Government access and lawful intercept: A persistent policy debate centers on how much access governments should have to communications for public safety and crime prevention versus protecting individual privacy and civil liberties. A prudent stance emphasizes targeted, judicially supervised access, minimizes broad surveillance, and relies on robust cyber defenses to reduce risk to innocent users.
Critical infrastructure protection: Networks that control power grids, water systems, transportation, and other essential services require hardened, well-audited protocols and defense-in-depth architectures. Public-private collaboration is common here, with an emphasis on reliability, redundancy, and resilience against outages or attacks.
Privacy by design vs data collection incentives: Protocol design choices can influence how much data is generated, stored, and shared. A pragmatic approach weighs legitimate business and safety benefits against privacy costs, awarding stronger protections where consumer harm is possible.

Economic and political considerations

Innovation through open standards: When protocol specifications are openly available, multiple firms can compete to implement them, reducing barriers to entry and accelerating deployment. This tends to translate into lower costs, better features, and broader coverage for users.
Competition and vendor neutrality: A healthy ecosystem avoids entrenched dominance by any single supplier. Interoperable protocols help prevent vendor lock-in, enable migrations, and encourage improvements across the board.
Regulation, investment, and deployment: Regulatory environments that are clear and predictable encourage investment in network infrastructure and digital services. Light-touch regulation that focuses on security, reliability, and fair competition tends to support growth without stifling invention.
Net neutrality discussions: Debates about how data is treated across networks sometimes surface in the context of protocol transport and access. A practical stance prioritizes investment in infrastructure, consumer choice, and non-discriminatory performance for legitimate services, while ensuring networks can manage congestion and preserve security.
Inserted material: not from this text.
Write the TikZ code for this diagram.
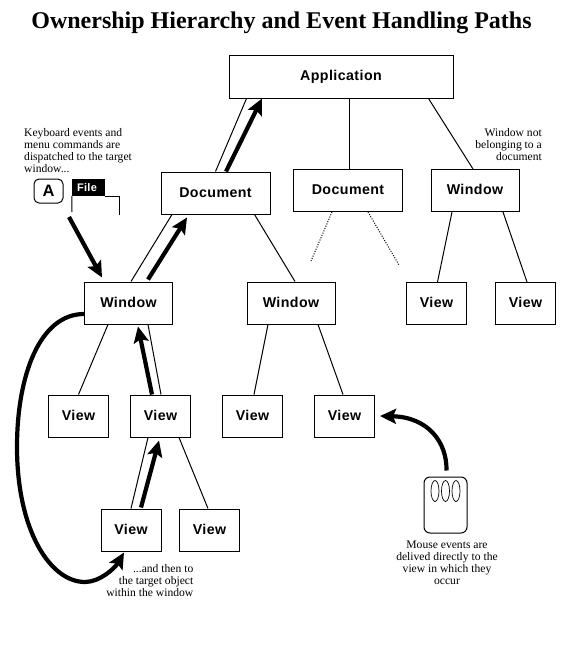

Critics on all sides argue about the balance between innovation, fairness, and control; supporters contend that a competitive market with robust standards best serves consumers over the long run.
Privacy and data governance: Protocol designers and network operators must navigate user expectations and legal frameworks regarding data collection, retention, and usage. A prudent policy framework emphasizes transparency, user consent where appropriate, and strong protections for sensitive data.

Controversies and debates

Open standards vs. proprietary ecosystems: Proponents of open standards argue they reduce cost, spur competition, and improve security through peer review. Critics worry about slower time-to-market and fragmentation if too many competing standards arise. The practical impulse favors open, well-supported specifications that maximize interoperability and consumer choice.
Encryption and lawful access: Strong encryption is widely championed as essential for privacy and security. Some policymakers advocate for access mechanisms that can be used by law enforcement, especially in cases involving serious crime. The dominant market-and-security view tends to favor robust encryption with narrowly tailored, transparent oversight rather than universal backdoors that could weaken security for everyone.
Regulation of critical networks: There is ongoing tension between keeping networks robust and preventing overregulation that could dampen investment and innovation. A common stance is to regulate where market failure is clear—e.g., ensuring critical infrastructure is protected and that firms compete fairly—while leaving room for private-sector led research and deployment.